Traits that became valuable years later first emerged at West Point. Eisenhower had the knack of saying the right thing to gain others' cooperation. His strong personality and overwhelming good nature inspired trust. Classmates regarded him as a natural leader who looked for ways to smooth over disputes and organize a group's efforts toward a common goal. As the new second lieutenant of infantry left West Point for his first assignment, it was clear that he was well suited to the world of team play and cooperative endeavor that characterized the Army.

After two years with the 19th Infantry at Fort Sam Houston, Texas, Eisenhower's career accelerated as America began to mobilize for World War 1. Regular officers in the rapidly expanding Army found themselves briskly promoted and given challenging commands. Already a Regular Army captain in 1917, P-Eisenhower was a temporary lieutenant colonel just over a year later. Some of his peers distinguished themselves in France, but Eisenhower never left the United States, a fact that bitterly disappointed him. Instead, he spent the war training troops that others would lead in battle. At the armistice, he was in command of Camp Colt, the Army's tank corps training center on the Civil War battlefield at Gettysburg.

Peace brought demobilization to an Army that had grown to more than two million men. The service contracted to 850,000 in 1919 and then declined to average around 140,000 for the next decade and a half. The officer corps grew smaller as well, and the regulars necessarily returned to their permanent grades. Eisenhower reverted to the rank of captain in June 1920, but he was promoted to Regular Army major a few days later. He held that rank for the next sixteen years of peacetime duty in an Army that appeared to many to have no real function.

Cadet Eisenhower, 1915

Cadet Eisenhower, United States Military Academy Class of 1915.
Classmates regarded him as a natural leader who looked for ways to smooth
over disputes and organize a group's efforts toward a common goal.

Critics of the Army had a strong argument.
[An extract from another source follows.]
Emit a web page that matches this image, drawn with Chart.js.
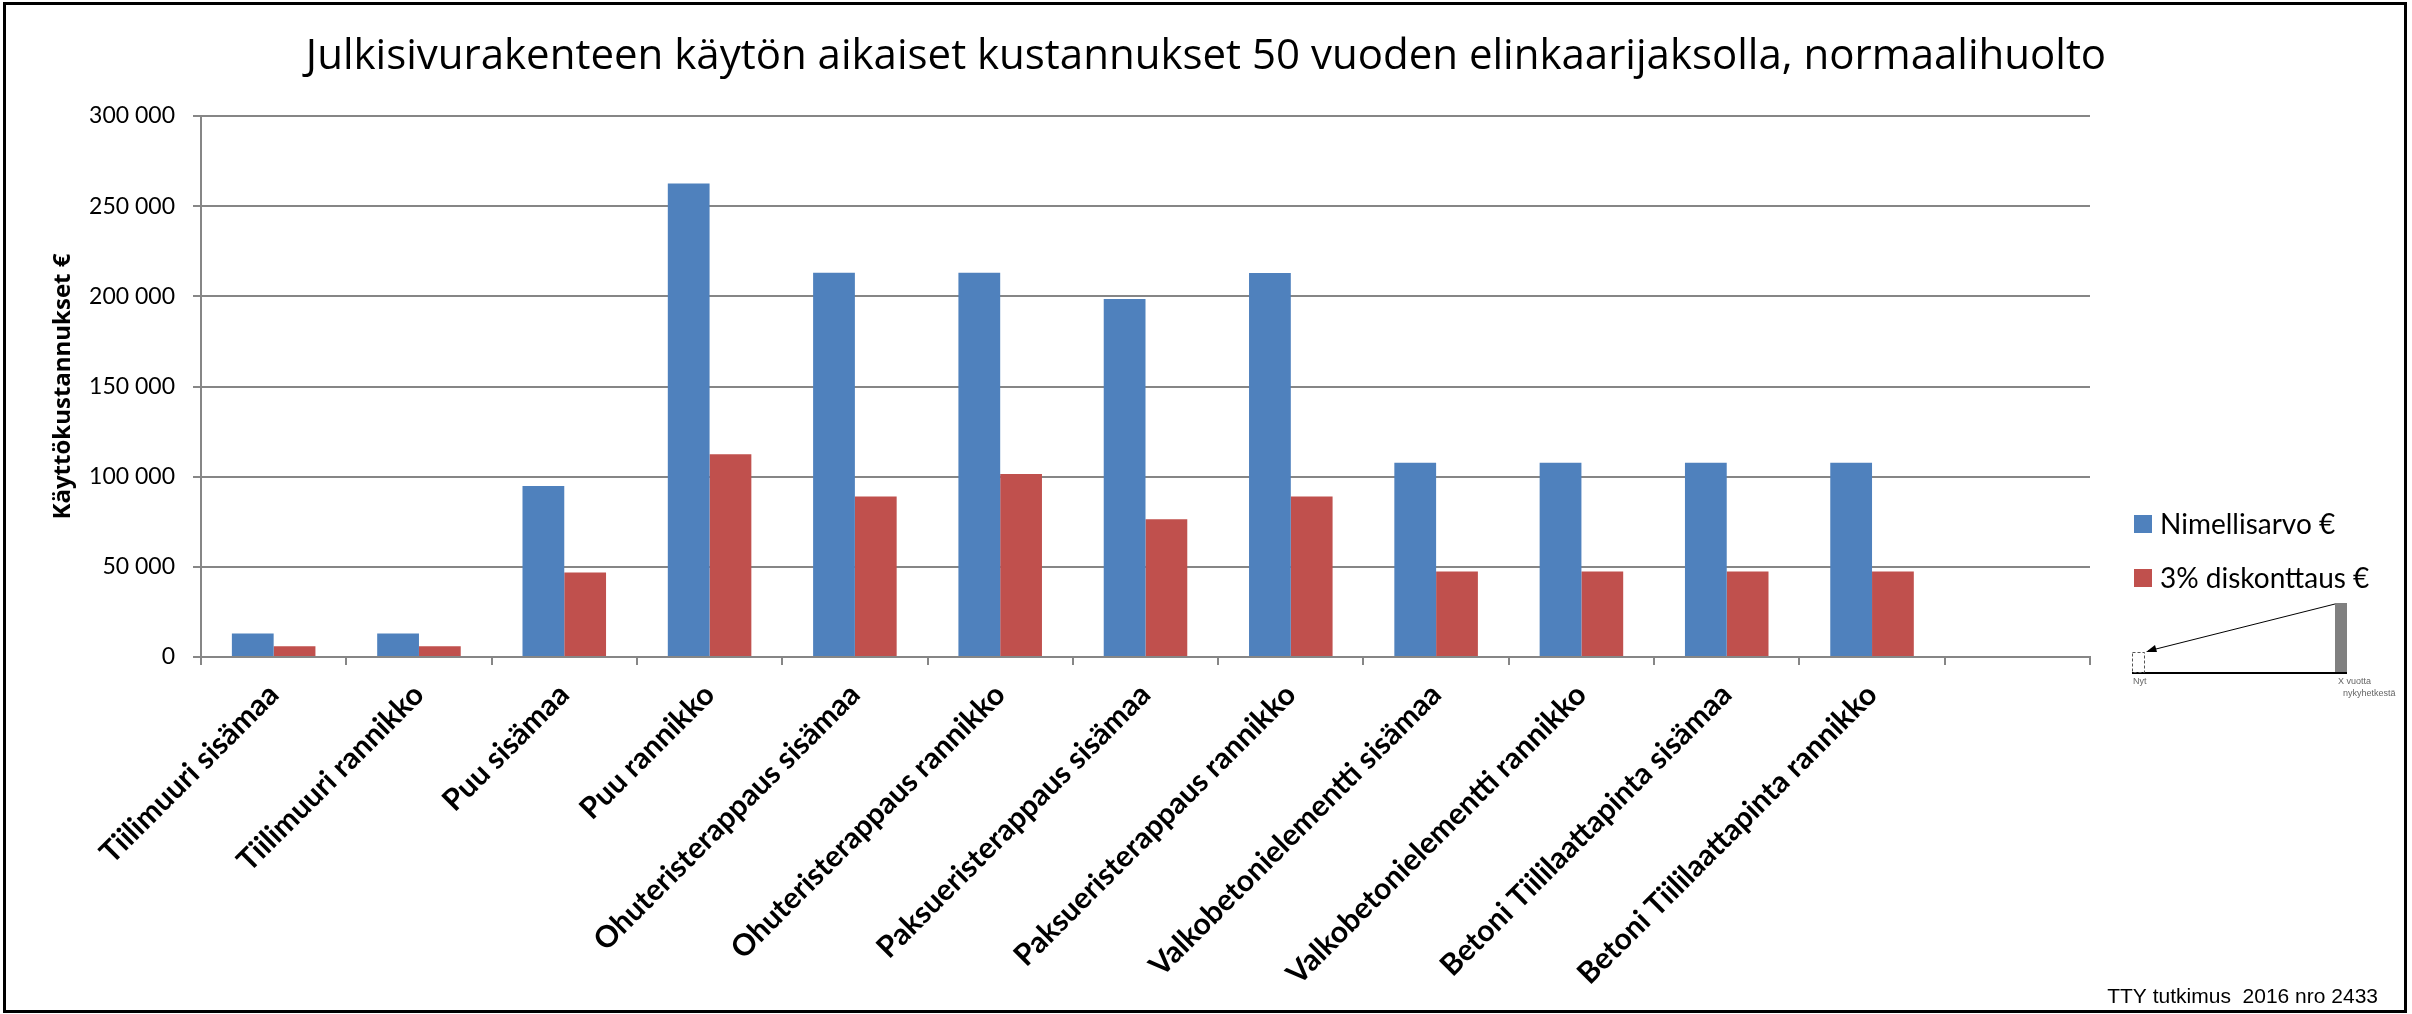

After the defeat of Imperial Germany, there seemed to be no apparent enemy to justify the continued expenses of a standing army or to sustain any popular zeal for military preparedness. An enemy for an army is like sin for an evangelist, but only in the Pacific was there a credible threat, and American war planners agreed that a war against Japan would be a naval war, by and large. Thus the consequences of peace for the Army were reduced budgets and a smaller force, and for its officers, a succession of dreary postings to the little forts and camps that made up the interwar service.

Eisenhower's assignments in the postwar period were much like those of any other officer. He had limited time with troops and did not manage to get a battalion command until 1940. He spent years in miscellaneous administrative duties that included recruiting, periodic details as a football coach, and staff work. In 1927 and 1929 he served on the American Battle Monuments Commission and wrote a guide to American battlefields in France. In due course, he attended the Command and General Staff School and, because he graduated at the top of his class, later gained admittance to the prestigious Army War College and the Army Industrial College.